++++ SUPPLIED DATA

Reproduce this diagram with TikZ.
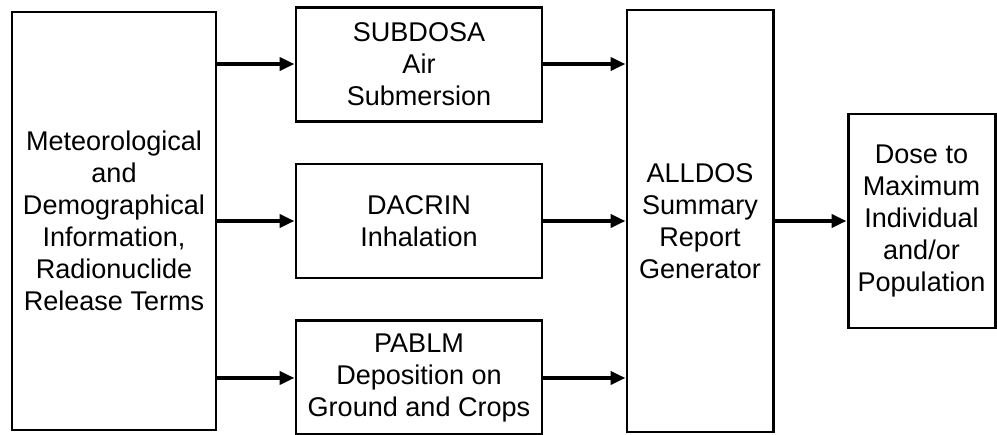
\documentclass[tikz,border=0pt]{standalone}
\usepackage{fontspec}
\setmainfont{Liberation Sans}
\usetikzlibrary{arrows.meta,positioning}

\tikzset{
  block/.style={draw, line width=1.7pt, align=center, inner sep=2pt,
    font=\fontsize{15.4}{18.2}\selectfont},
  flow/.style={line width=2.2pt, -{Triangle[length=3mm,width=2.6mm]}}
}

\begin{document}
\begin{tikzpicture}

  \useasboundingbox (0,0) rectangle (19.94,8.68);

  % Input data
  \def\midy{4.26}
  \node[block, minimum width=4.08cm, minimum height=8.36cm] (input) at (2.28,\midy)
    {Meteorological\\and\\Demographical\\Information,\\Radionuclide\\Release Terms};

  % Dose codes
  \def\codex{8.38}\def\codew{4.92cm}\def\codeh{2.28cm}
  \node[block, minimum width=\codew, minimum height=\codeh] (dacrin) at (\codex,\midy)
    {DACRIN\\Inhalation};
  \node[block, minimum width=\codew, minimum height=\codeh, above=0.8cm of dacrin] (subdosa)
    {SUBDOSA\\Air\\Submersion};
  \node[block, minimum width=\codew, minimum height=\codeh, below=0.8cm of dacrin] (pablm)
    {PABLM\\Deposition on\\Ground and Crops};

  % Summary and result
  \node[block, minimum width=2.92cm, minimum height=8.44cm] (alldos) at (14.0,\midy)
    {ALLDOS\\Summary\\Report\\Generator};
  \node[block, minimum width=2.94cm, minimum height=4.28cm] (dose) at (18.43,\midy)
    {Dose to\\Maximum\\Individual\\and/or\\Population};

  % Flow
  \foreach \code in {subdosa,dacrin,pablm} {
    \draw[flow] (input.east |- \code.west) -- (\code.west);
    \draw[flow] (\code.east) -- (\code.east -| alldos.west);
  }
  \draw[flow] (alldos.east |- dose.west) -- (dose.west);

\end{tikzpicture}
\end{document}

++++++++

WHAT THE TASK ASKS
From the first line above down to the line with "(0,0) rectangle (19.94,8.68);", reproduce every line and no others, omitting pictures.

EXERCISE ANSWER
Reproduce this diagram with TikZ.
\documentclass[tikz,border=0pt]{standalone}
\usepackage{fontspec}
\setmainfont{Liberation Sans}
\usetikzlibrary{arrows.meta,positioning}

\tikzset{
  block/.style={draw, line width=1.7pt, align=center, inner sep=2pt,
    font=\fontsize{15.4}{18.2}\selectfont},
  flow/.style={line width=2.2pt, -{Triangle[length=3mm,width=2.6mm]}}
}

\begin{document}
\begin{tikzpicture}

  \useasboundingbox (0,0) rectangle (19.94,8.68);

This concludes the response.